Everyone who surfs with me or reads what I write about surfing knows I’m unhealthily obsessed with the pop-up. I strongly believe that if I could pop up quickly, I’d be an intermediate surfer by now. But this pop-up, like an albatross around my neck, is keeping me down, man.
Which is why I found a discussion about “is the pop-up overrated?” extremely titillating. I’ve learned—from people who’ve surfed many-a-year, and coached even longer—that the pop-up is for losers. Because, according to some, surfing is 95% positioning and reading waves.
Listen. I’m not arguing that surfing isn’t 80% paddling, 85% reading waves, and being in the right spot at the right time. I know that doesn’t add up. What I am arguing is that 10% is being comfortable in the lineup, staying assertive, taking the waves that are due, and not fucking them up for anyone else. And if you can’t pop up quickly enough, chances are you’ll waste a wave. And waves are precious.
As someone said: “It’s hard to get better at pop-ups without catching waves. But catching waves can be pretty intimidating if you don’t have confidence in your pop-up.”
It’s hard to disagree that the pop-up is absolutely fundamental to surfing. Unless you’re knee-surfing or bodyboarding, of course.
Another quote: “You can be great at reading waves and have perfect positioning, but if you can’t get from your stomach to your feet, then you can’t surf.”
I’ve heard the counterarguments. Look at the old timers—they have super slow pop-ups, sometimes even putting knees on the board, but because they can read the waves, they get them every time.
Dude, I can also put my knees on the board in Waikiki or Malibu, but that won’t work at my local break.
It seems to me that the people who believe the pop-up is overrated are the people who never had a problem with it.
I don’t have to look far for an example: my husband and I started surfing at the same time. He can literally jump up on the board while I perform a slowish step-on, with my back knee so close to the board that I sometimes get stuck on it. Every time he mentions that I’m too obsessed with the pop-up, I turn homicidal.
Don’t get me wrong. I’m totally against the typical ways surfing is taught these days—especially in the first lesson.
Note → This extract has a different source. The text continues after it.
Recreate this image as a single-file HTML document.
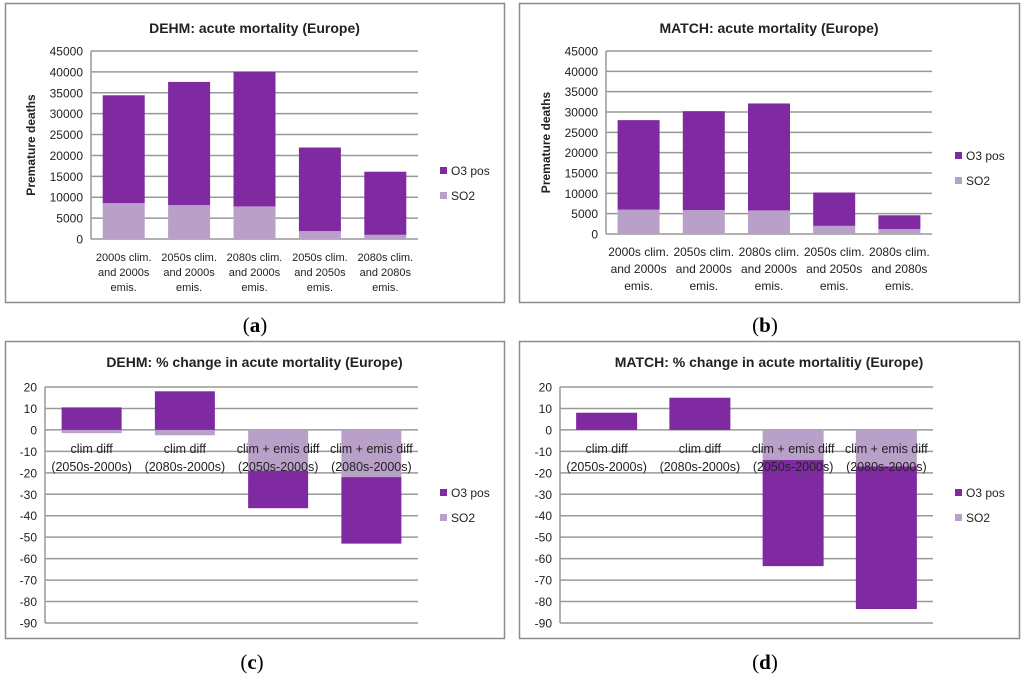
<!DOCTYPE html>
<html><head><meta charset="utf-8"><style>
body{margin:0;background:#fff;width:1024px;height:675px;overflow:hidden}
svg text{font-family:"Liberation Sans","DejaVu Sans",sans-serif}
</style></head><body>
<svg id="s" width="1024" height="675" xmlns="http://www.w3.org/2000/svg"></svg>
<script>
const catsTop=[["2000s clim.","and 2000s","emis."],["2050s clim.","and 2000s","emis."],["2080s clim.","and 2000s","emis."],["2050s clim.","and 2050s","emis."],["2080s clim.","and 2080s","emis."]];
const catsBot=[["clim diff","(2050s-2000s)"],["clim diff","(2080s-2000s)"],["clim + emis diff","(2050s-2000s)"],["clim + emis diff","(2080s-2000s)"]];
const dehmSO2=[8600,8100,7800,1900,1000];
const dehmTotal=[34400,37600,40000,21900,16100];
const matchSO2=[6000,5900,5800,2000,1200];
const matchTotal=[28000,30200,32100,10200,4600];
const dehmPctO3=[10.5,18,-17.5,-31];
const dehmPctSO2=[-1.5,-2.5,-19,-22];
const matchPctO3=[8,15,-49.5,-66.5];
const matchPctSO2=[-0.3,0,-14,-17];
const ticksTop=[0,5000,10000,15000,20000,25000,30000,35000,40000,45000];
const ticksBot=[20,10,0,-10,-20,-30,-40,-50,-60,-70,-80,-90];
const S=document.getElementById('s');const NS='http://www.w3.org/2000/svg';
function el(t,a,p){const e=document.createElementNS(NS,t);for(const k in a)e.setAttribute(k,a[k]);(p||S).appendChild(e);return e;}
function txt(x,y,s,a,p){const e=el('text',Object.assign({x:x,y:y},a),p);e.textContent=s;return e;}
const O3C='#7f2aa0',SO2C='#b9a0c9';
function panel(o){
 const g=el('g',{});
 
 
 const fr=el('rect',{x:o.fx+.5,y:o.fy+.5,width:o.fw,height:o.fh,fill:'#fff',stroke:'#8c8c8c','stroke-width':1.5},g);
 
 const t=txt(o.fx+o.fw/2-(o.tdx||0),o.fy+o.ty,o.title,{'text-anchor':'middle','font-size':14,'font-weight':'bold',fill:'#222'},g);
 
 const ymin=o.ticks.reduce((a,b)=>Math.min(a,b)),ymax=o.ticks.reduce((a,b)=>Math.max(a,b));
 const Y=v=>o.py1-(v-ymin)/(ymax-ymin)*(o.py1-o.py0);
 o.ticks.forEach(v=>{
  const l=el('line',{x1:o.px0,x2:o.px1,y1:Y(v),y2:Y(v),stroke:'#999','stroke-width':1.5},g);
  
  const tt=txt(o.px0-8,Y(v)+4.5,String(v),{'text-anchor':'end','font-size':o.tfs,fill:'#222'},g);
  
 });
 const ax=el('line',{x1:o.px0,x2:o.px0,y1:o.py0,y2:o.py1,stroke:'#999','stroke-width':1.5},g);
 
 if(o.ylab){const yl=txt(0,0,o.ylab,{'text-anchor':'middle','font-size':12,'font-weight':'bold',fill:'#222',transform:`translate(${o.ylx},${(o.py0+o.py1)/2}) rotate(-90)`},g);
  }
 const n=o.cats.length,cw=(o.px1-o.px0)/n;
 o.cats.forEach((c,i)=>{
  const cx=o.px0+cw*(i+.5),x=cx-o.bw/2;
  let s0,s1,q0,q1;
  if(o.stack){s0=0;s1=o.so2[i];q0=o.so2[i];q1=o.total[i];}
  else{s0=0;s1=o.so2[i];if(o.o3[i]>=0){q0=0;q1=o.o3[i];}else{q0=o.so2[i];q1=o.so2[i]+o.o3[i];}}
  const r1=el('rect',{x:x,y:Math.min(Y(s0),Y(s1)),width:o.bw,height:Math.abs(Y(s1)-Y(s0)),fill:SO2C},g);
  
  const r2=el('rect',{x:x,y:Math.min(Y(q0),Y(q1)),width:o.bw,height:Math.abs(Y(q1)-Y(q0)),fill:O3C},g);
  
 });
 o.cats.forEach((c,i)=>{
  const cx=o.px0+cw*(i+.5);
  c.forEach((ln,j)=>{const ct=txt(cx,o.cy+j*o.clh,ln,{'text-anchor':'middle','font-size':o.cfs,fill:'#222'},g);
   });
 });
 [['O3 pos',O3C],['SO2',SO2C]].forEach((L,j)=>{
  const r=el('rect',{x:o.lx,y:o.ly+j*25-4,width:7,height:7,fill:L[1]},g);
  
  const lt=txt(o.lx+11,o.ly+j*25+4,L[0],{'font-size':12,fill:'#222'},g);
  
 });
}
panel({name:'chart-dehm-mortality',fx:5,fy:3,fw:499,fh:299,ty:30,title:'DEHM: acute mortality (Europe)',px0:91,px1:418,py0:51,py1:239,ticks:ticksTop,tfs:12,ylab:'Premature deaths',ylx:35,cats:catsTop,bw:42,stack:true,so2:dehmSO2,total:dehmTotal,cy:261,clh:15,cfs:11,lx:440,ly:171});
panel({name:'chart-match-mortality',fx:519,fy:3,fw:500,fh:299,ty:30,title:'MATCH: acute mortality (Europe)',px0:606,px1:932,py0:51,py1:234,ticks:ticksTop,tfs:12,ylab:'Premature deaths',ylx:550,cats:catsTop,bw:42,stack:true,so2:matchSO2,total:matchTotal,cy:256,clh:17,cfs:12,lx:955,ly:156});
panel({name:'chart-dehm-pct-change',fx:5,fy:341,fw:499,fh:297,ty:26,title:'DEHM: % change in acute mortality (Europe)',px0:45,px1:418,py0:387,py1:623,ticks:ticksBot,tfs:12,cats:catsBot,bw:60,stack:false,o3:dehmPctO3,so2:dehmPctSO2,cy:453,clh:18,cfs:12.5,lx:440,ly:493});
panel({name:'chart-match-pct-change',fx:519,fy:341,fw:500,fh:297,ty:26,title:'MATCH: % change in acute mortalitiy (Europe)',px0:560,px1:933,py0:387,py1:623,ticks:ticksBot,tfs:12,cats:catsBot,bw:61,stack:false,o3:matchPctO3,so2:matchPctSO2,cy:453,clh:18,cfs:12.5,lx:955,ly:493});
[['(a)',255,332],['(b)',765,332],['(c)',252,669],['(d)',765,669]].forEach(c=>{
 const t=txt(c[1],c[2],'',{'text-anchor':'middle','font-size':21,fill:'#000'});
 t.style.fontFamily='"Liberation Serif",serif';
 t.innerHTML='('+'<tspan font-weight="bold">'+c[0][1]+'</tspan>)';
 
 
});
</script>
</body></html>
Pushing people into waves, making the pop-up the Holy Grail. “We guarantee you’ll stand up in your first lesson!”
If I had to do it all over again, I would’ve started with bodysurfing and bodyboarding. Thanks to Reddit, I came across a video from Surf Simply targeted at surf instructors. (Surf Simply is a surf coaching resort in Nosara, Costa Rica that I don’t know who can afford—$16K for a week for a couple—but they have some useful, free content.)
Surf Simply’s approach is exactly how I would’ve learned to surf today: getting used to paddling and catching a wave or whitewash, trimming the wave on my belly, carving, changing direction—and only then focusing on my pop-up.
Alas, I don’t have a time machine, so I’m stuck with my slow pop-up. My fault entirely. Because doing a few push-ups a day and some slide-ins wouldn’t kill me—but I seem to avoid them like the plague.